▼

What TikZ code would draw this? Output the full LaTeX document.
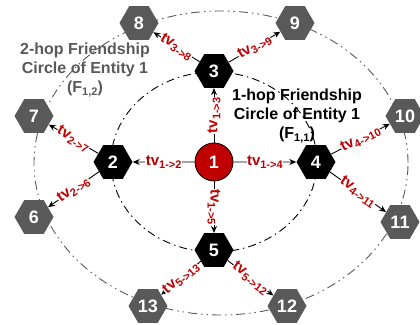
\documentclass[tikz,border=0pt]{standalone}
\usepackage{fontspec}
\setmainfont{Liberation Sans}
\usetikzlibrary{arrows.meta,shapes.geometric}
\definecolor{fcRed}{RGB}{192,0,0}
\definecolor{fcGray}{RGB}{89,89,89}
\newcommand{\tvlab}[1]{{\fontsize{15}{15}\selectfont tv}\raisebox{-3pt}{\fontsize{11}{11}\selectfont #1}}
\newcommand{\fsub}[1]{\raisebox{-3pt}{\fontsize{11}{11}\selectfont #1}}

\begin{document}
\begin{tikzpicture}[x=1pt, y=1pt,
    hop1/.style={regular polygon, regular polygon sides=6, fill=black, text=white,
                 minimum size=39pt, inner sep=0pt, font=\bfseries\fontsize{18}{18}\selectfont},
    hop2/.style={hop1, fill=fcGray},
    root/.style={circle, draw=black, fill=fcRed, text=white, minimum size=38pt,
                 inner sep=0pt, line width=0.8pt, font=\bfseries\fontsize{18}{18}\selectfont},
    arr/.style={-{Stealth[length=7pt,width=6pt]}, line width=0.9pt},
    lab/.style={fill=white, text=fcRed, inner sep=0.5pt, font=\bfseries},
    circ/.style={align=center, font=\bfseries\fontsize{16}{19}\selectfont}
  ]
  \useasboundingbox (0,0) rectangle (420,324);

  % friendship circles
  \draw[fcGray, line width=0.9pt, dash pattern=on 9pt off 4pt on 1.5pt off 4pt on 1.5pt off 4pt]
    (221,161) ellipse [x radius=187, y radius=152];
  \draw[black, line width=0.9pt, dash pattern=on 8pt off 4pt on 1.5pt off 4pt]
    (214,162) ellipse [x radius=103, y radius=90];

  \node[circ, text=fcGray] (c2) at (85,254) {2-hop Friendship\\Circle of Entity 1\\(F\fsub{1,2})};
  \node[circ, text=black] (c1) at (297,208) {1-hop Friendship\\Circle of Entity 1\\(F\fsub{1,1})};

  \node[root] (n1) at (214,162) {1};
  \node[hop1] (n2) at (113,162) {2};
  \node[hop1] (n3) at (214,253) {3};
  \node[hop1] (n4) at (316,162) {4};
  \node[hop1] (n5) at (214,74) {5};

  \node[hop2] (n6) at (34,107) {6};
  \node[hop2] (n7) at (34,208) {7};
  \node[hop2] (n8) at (139,301) {8};
  \node[hop2] (n9) at (295,301) {9};
  \node[hop2] (n10) at (405,208) {10};
  \node[hop2] (n11) at (400,102) {11};
  \node[hop2] (n12) at (287,18) {12};
  \node[hop2] (n13) at (148,18) {13};

  % trust values
  \draw[arr] (n1) -- node[lab] {\tvlab{1->2}} (n2);
  \draw[arr] (n1) -- node[lab, rotate=90] {\tvlab{1->3}} (n3);
  \draw[arr] (n1) -- node[lab] {\tvlab{1->4}} (n4);
  \draw[arr] (n1) -- node[lab, rotate=-90] {\tvlab{1->5}} (n5);

  \draw[arr] (n2) -- node[lab, sloped] {\tvlab{2->7}} (n7);
  \draw[arr] (n2) -- node[lab, sloped] {\tvlab{2->6}} (n6);
  \draw[arr] (n3) -- node[lab, sloped] {\tvlab{3->8}} (n8);
  \draw[arr] (n3) -- node[lab, sloped] {\tvlab{3->9}} (n9);
  \draw[arr] (n4) -- node[lab, sloped] {\tvlab{4->10}} (n10);
  \draw[arr] (n4) -- node[lab, sloped] {\tvlab{4->11}} (n11);
  \draw[arr] (n5) -- node[lab, sloped] {\tvlab{5->13}} (n13);
  \draw[arr] (n5) -- node[lab, sloped] {\tvlab{5->12}} (n12);
\end{tikzpicture}
\end{document}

▲

**Problem description:** Everything from the first line of the listing above through the line that contains "(0,0) rectangle (420,324);" is to be restated word for word, minus the pictures.

**Worked answer:**
What TikZ code would draw this? Output the full LaTeX document.
\documentclass[tikz,border=0pt]{standalone}
\usepackage{fontspec}
\setmainfont{Liberation Sans}
\usetikzlibrary{arrows.meta,shapes.geometric}
\definecolor{fcRed}{RGB}{192,0,0}
\definecolor{fcGray}{RGB}{89,89,89}
\newcommand{\tvlab}[1]{{\fontsize{15}{15}\selectfont tv}\raisebox{-3pt}{\fontsize{11}{11}\selectfont #1}}
\newcommand{\fsub}[1]{\raisebox{-3pt}{\fontsize{11}{11}\selectfont #1}}

\begin{document}
\begin{tikzpicture}[x=1pt, y=1pt,
    hop1/.style={regular polygon, regular polygon sides=6, fill=black, text=white,
                 minimum size=39pt, inner sep=0pt, font=\bfseries\fontsize{18}{18}\selectfont},
    hop2/.style={hop1, fill=fcGray},
    root/.style={circle, draw=black, fill=fcRed, text=white, minimum size=38pt,
                 inner sep=0pt, line width=0.8pt, font=\bfseries\fontsize{18}{18}\selectfont},
    arr/.style={-{Stealth[length=7pt,width=6pt]}, line width=0.9pt},
    lab/.style={fill=white, text=fcRed, inner sep=0.5pt, font=\bfseries},
    circ/.style={align=center, font=\bfseries\fontsize{16}{19}\selectfont}
  ]
  \useasboundingbox (0,0) rectangle (420,324);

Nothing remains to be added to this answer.